### Supplied records
>>>

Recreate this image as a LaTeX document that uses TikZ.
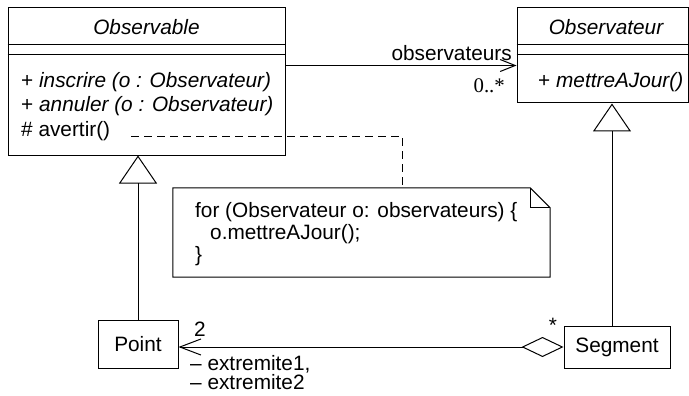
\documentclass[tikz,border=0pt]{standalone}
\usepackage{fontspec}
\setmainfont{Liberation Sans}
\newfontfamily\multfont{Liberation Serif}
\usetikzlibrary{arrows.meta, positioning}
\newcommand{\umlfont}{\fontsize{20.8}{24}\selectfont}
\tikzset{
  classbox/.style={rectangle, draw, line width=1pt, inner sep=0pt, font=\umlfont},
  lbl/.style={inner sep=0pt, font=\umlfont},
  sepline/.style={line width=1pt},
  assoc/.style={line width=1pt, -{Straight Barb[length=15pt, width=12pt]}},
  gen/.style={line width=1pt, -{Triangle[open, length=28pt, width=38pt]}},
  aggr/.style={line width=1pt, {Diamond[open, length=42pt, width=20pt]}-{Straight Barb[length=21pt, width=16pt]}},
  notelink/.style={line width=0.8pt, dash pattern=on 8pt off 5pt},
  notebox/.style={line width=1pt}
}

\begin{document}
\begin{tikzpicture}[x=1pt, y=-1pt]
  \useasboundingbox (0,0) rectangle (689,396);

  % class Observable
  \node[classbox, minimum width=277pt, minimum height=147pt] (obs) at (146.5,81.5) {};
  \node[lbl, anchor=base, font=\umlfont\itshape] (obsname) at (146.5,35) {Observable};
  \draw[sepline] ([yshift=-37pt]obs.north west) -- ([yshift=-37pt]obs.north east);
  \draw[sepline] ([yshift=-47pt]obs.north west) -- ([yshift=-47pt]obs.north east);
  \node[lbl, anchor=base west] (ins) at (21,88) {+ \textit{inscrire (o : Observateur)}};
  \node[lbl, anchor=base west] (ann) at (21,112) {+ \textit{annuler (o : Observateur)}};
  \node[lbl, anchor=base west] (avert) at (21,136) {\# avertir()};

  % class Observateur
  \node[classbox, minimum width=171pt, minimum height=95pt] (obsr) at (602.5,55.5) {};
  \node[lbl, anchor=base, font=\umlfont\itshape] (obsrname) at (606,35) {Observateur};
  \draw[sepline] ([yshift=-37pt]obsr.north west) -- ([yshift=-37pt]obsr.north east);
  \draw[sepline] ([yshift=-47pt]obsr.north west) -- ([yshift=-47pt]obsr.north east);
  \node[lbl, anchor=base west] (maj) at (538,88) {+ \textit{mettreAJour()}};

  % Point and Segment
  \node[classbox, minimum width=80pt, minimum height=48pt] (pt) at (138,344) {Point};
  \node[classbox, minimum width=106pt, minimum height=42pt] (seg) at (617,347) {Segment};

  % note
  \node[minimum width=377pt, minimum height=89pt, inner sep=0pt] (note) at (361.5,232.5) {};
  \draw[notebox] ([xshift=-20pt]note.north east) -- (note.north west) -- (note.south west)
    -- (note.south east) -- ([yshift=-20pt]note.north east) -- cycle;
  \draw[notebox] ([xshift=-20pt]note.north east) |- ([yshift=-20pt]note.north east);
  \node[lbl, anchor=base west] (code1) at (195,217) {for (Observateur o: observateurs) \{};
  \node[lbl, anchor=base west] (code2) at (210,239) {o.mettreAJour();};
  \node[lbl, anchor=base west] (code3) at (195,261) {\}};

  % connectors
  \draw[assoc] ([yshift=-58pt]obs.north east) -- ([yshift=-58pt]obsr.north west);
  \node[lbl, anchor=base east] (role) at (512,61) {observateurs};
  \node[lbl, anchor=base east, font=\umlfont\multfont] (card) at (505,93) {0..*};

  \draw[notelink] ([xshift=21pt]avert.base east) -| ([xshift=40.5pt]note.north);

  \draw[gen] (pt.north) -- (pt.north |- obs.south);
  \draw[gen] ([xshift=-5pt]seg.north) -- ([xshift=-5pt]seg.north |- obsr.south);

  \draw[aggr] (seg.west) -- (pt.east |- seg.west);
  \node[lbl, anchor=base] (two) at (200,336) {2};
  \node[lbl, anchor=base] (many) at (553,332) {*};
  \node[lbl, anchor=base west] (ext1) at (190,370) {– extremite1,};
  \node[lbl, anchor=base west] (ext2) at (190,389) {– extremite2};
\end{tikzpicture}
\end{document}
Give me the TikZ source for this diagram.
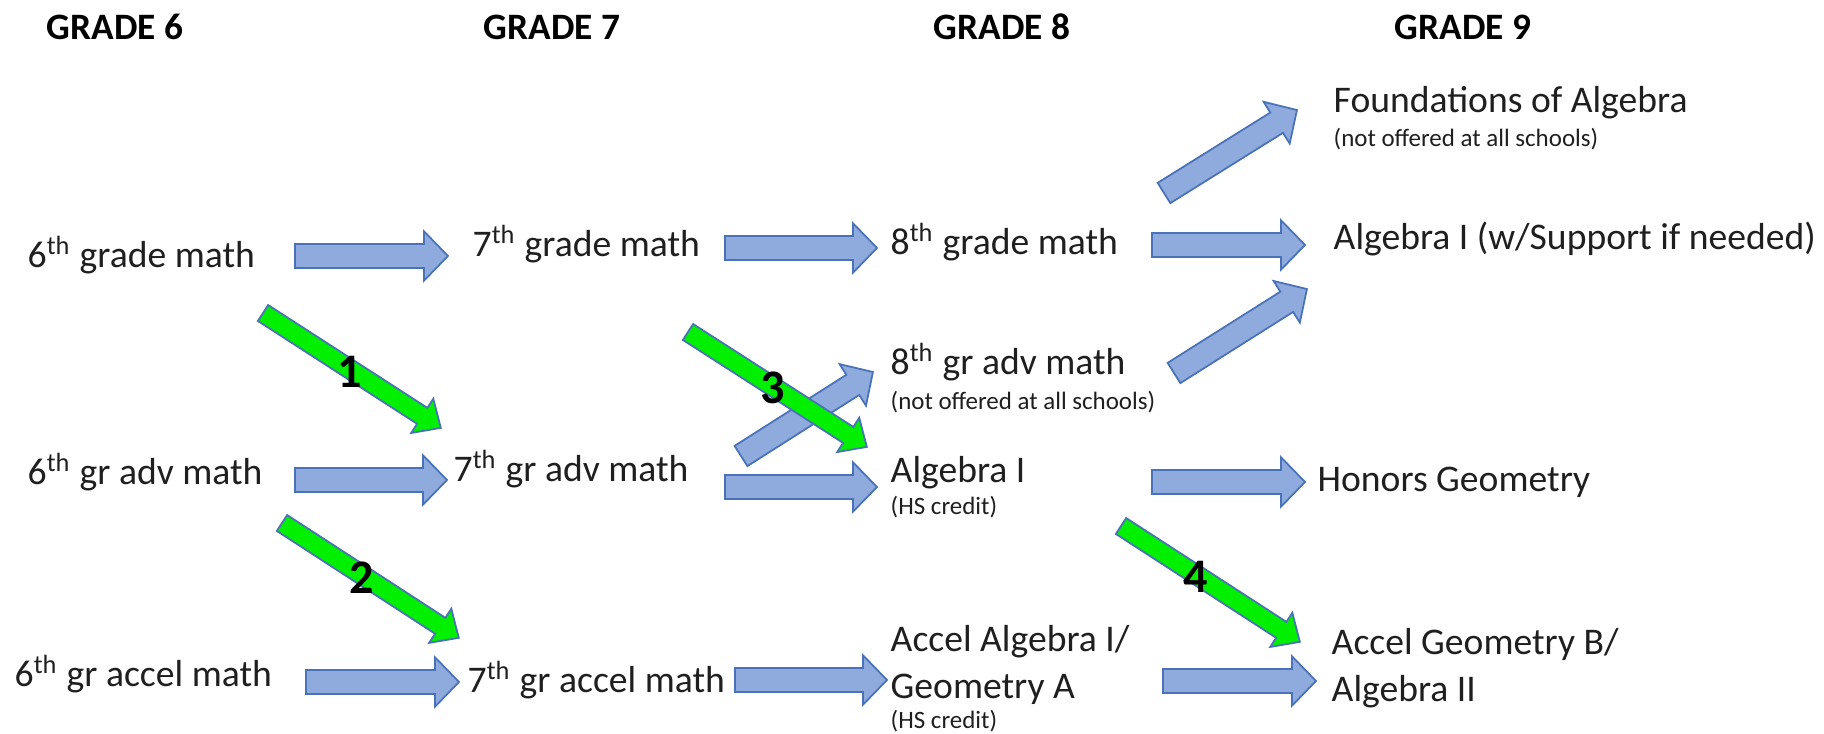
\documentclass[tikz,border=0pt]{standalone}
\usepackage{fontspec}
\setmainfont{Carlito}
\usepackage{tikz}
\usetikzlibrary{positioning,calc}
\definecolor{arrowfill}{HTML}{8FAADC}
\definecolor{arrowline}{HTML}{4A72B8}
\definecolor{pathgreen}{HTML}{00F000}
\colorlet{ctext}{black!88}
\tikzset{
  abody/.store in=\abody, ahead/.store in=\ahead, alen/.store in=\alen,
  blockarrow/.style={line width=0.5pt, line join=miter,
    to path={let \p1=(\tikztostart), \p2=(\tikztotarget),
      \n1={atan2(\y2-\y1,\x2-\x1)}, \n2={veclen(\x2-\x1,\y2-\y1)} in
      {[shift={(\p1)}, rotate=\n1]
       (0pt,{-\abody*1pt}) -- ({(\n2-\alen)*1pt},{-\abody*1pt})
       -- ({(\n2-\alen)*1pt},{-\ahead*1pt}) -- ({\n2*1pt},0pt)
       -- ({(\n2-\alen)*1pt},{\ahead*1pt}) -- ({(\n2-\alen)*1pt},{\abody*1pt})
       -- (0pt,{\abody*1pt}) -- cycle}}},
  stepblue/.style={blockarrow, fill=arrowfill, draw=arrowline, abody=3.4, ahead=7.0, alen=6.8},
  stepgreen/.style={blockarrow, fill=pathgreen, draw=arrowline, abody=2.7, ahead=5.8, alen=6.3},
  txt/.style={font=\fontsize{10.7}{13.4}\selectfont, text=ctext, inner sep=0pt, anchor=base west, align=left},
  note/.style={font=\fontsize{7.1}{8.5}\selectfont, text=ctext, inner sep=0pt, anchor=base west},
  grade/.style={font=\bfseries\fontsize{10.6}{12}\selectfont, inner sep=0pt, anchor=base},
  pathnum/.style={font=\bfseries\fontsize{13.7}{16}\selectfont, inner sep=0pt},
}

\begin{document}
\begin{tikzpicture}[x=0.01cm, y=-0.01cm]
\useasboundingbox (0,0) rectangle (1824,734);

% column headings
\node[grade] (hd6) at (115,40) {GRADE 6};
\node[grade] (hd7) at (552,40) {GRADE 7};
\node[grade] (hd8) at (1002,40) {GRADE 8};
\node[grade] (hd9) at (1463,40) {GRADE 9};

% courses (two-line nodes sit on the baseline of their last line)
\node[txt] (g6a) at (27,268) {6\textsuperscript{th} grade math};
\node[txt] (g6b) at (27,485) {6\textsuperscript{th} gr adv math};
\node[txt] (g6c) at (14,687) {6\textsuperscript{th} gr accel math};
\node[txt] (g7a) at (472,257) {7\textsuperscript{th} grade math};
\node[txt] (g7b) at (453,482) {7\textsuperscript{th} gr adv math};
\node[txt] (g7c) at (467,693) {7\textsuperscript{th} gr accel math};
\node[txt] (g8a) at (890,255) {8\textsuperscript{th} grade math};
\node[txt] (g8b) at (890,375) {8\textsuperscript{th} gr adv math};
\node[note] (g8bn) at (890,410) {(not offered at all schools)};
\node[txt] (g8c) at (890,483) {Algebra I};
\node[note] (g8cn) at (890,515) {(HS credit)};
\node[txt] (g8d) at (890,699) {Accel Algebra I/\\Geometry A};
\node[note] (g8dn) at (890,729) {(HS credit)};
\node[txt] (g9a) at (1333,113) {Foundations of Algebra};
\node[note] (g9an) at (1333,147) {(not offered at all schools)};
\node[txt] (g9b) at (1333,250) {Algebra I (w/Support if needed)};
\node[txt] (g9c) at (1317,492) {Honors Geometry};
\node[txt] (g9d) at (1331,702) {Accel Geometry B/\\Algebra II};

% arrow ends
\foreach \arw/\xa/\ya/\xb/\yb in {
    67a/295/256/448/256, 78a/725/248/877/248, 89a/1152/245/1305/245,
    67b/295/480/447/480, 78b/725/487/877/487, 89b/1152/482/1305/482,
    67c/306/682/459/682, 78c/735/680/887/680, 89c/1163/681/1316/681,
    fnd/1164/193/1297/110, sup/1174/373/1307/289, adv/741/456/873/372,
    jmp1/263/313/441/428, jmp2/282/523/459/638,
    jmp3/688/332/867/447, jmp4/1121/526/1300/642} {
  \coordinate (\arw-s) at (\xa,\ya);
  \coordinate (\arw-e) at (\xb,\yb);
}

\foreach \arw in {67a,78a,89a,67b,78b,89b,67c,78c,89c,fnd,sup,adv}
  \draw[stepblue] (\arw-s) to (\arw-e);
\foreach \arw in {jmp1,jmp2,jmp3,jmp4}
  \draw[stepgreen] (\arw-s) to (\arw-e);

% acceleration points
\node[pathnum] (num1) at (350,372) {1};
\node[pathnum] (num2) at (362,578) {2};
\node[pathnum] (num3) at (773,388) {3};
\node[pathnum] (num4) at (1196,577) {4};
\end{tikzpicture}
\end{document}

<<<

Across the entries, how many lines hold the word "this"? Say only the number.

2